Zoo's last credited routine for TOTP was shown on 29 September 1983. Female dancer Jeanette appeared alongside Clive Clarke, Les Child and two female dancers in a routine to Unique's "What I Got Is What You Need". This episode was also the last one to feature Flick Colby's involvement as "Dance Director", rounding off a 15-year association with Top of the Pops.

==A replacement?==
The Top of the Pops production team did not directly put together a replacement for Zoo or Flick Colby. Instead, a varying line-up of dancers were individually invited to appear on the programme, many of whom became regular sights on TOTP dancing among the audience during the mid-1980s. This collection of dancers became known to the production staff as "cheerleaders", and they were seen on the programme until early 1986.

==Life after Zoo==

Some of the dancers who appeared in routines by Zoo went on to achieve success after leaving the troupe:
- Clive Clarke Became a choreographer for films, commercials and pop-promotionals working with an international cast of music performers throughout the 1980s and 1990s. He is also the bartender in the video for the Rick Astley song "Never Gonna Give You Up"
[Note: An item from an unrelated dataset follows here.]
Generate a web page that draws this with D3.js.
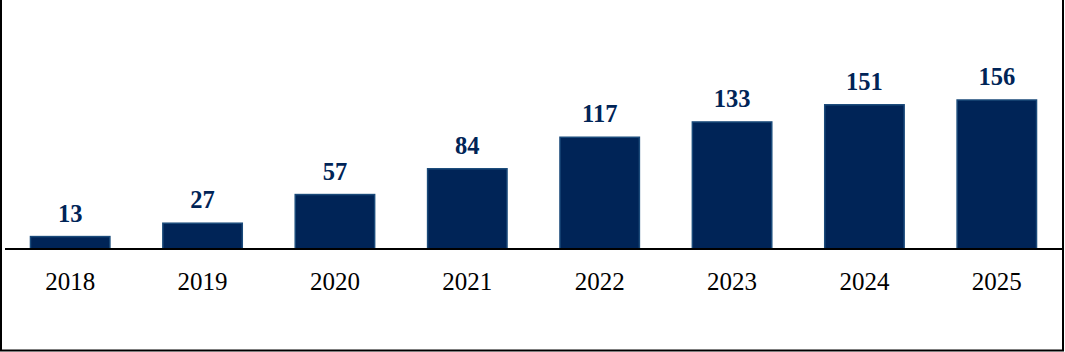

- Deborah Dean went on to have several starring roles in London's West End before taking a job as a performance coach with P&O Cruises
- "Downtown" Julie Brown combined her appearances on TOTP with co-hosting duties on children's series Crackerjack. In the late 1980s, she moved to the United States to become an MTV presenter (including host of Club MTV) and actress. She also appeared as a contestant in the American version of I'm a Celebrity, Get Me Out of Here! in 2003.
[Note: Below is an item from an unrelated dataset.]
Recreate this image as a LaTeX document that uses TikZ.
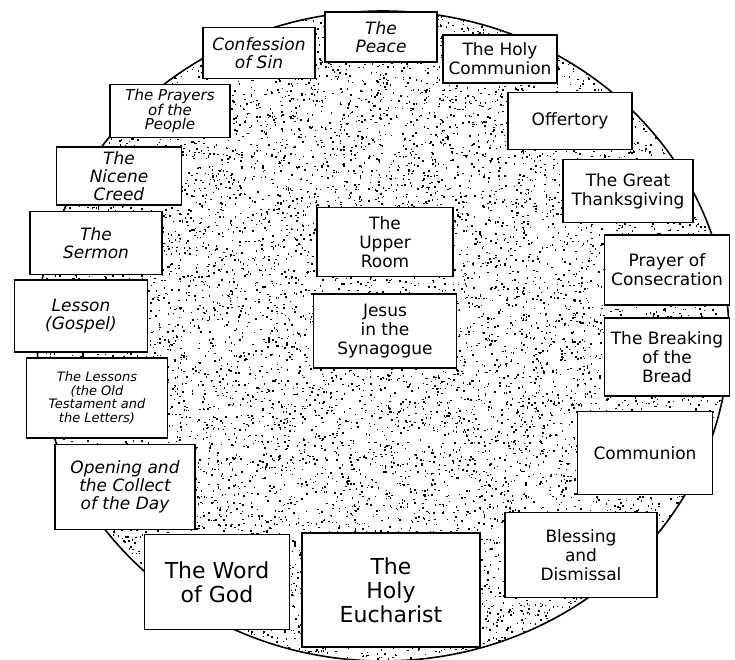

- Sharon "Sid" Haywoode became a singer, best known for her hit "Roses", which reached Number 11 in the UK single charts in 1986. She also guest-starred in Dutch band The Limit's Top of the Pops performance of "Say Yeah!". She later moved to the United States to continue her singing career. Prior to joining Zoo, she appeared on The Benny Hill Show during the 1980 series as one of the "Hill's Angels."
- Julie Harris joined the line-up of Tight Fit before the release of their UK Number 1 version of "The Lion Sleeps Tonight", and went on to record under the name "Chopper Harris".
- Anita Mahadervan combined her appearances with Zoo with her role in Legs & Co., who continued their dancing career after leaving TOTP in 1981. In the summer of 1982, she appeared twice on TOTP as a member of Toto Coelo. She later joined the band Cherry Bombz and pursued an acting career, including an appearance as a nurse in an episode of One Foot In The Grave.
- Voyd was in the original cast of Starlight Express and continued with the show for years. She was also in the musical version of Kit Williams Masquerade with Sarah Brightman. Appeared in the movies Monty Python's The Meaning of Life, It Couldn't Happen Here, videos for Depeche Mode (Just Can't Get Enough) and Buck's Fizz (London Town). Voyd was a favourite dancer of Arlene Phillips and assisted her for many years.
- Penni Dunlop was part of Hot Gossip and appeared with them on The Kenny Everett Show. She was in the original cast of Chess at the Prince Edward Theatre, London, featured in the Depeche Mode video "Just Can't Get Enough" and was also in the dance group called "Shock".
- Jeanette Landray was recruited to perform lead vocals on the Blue Sunshine album by The Cure/Siouxsie and the Banshees side-project/super-group, The Glove.
- Jon Peterson performed on the West End, including in Cats. He appeared in Duran Duran's Wild Boys video promo with Eddie Kemp.
Nicola Scott Valentine , was a dancer on the Newcastle based tv programme The tube and then later went on to be a make up artist in film and tv.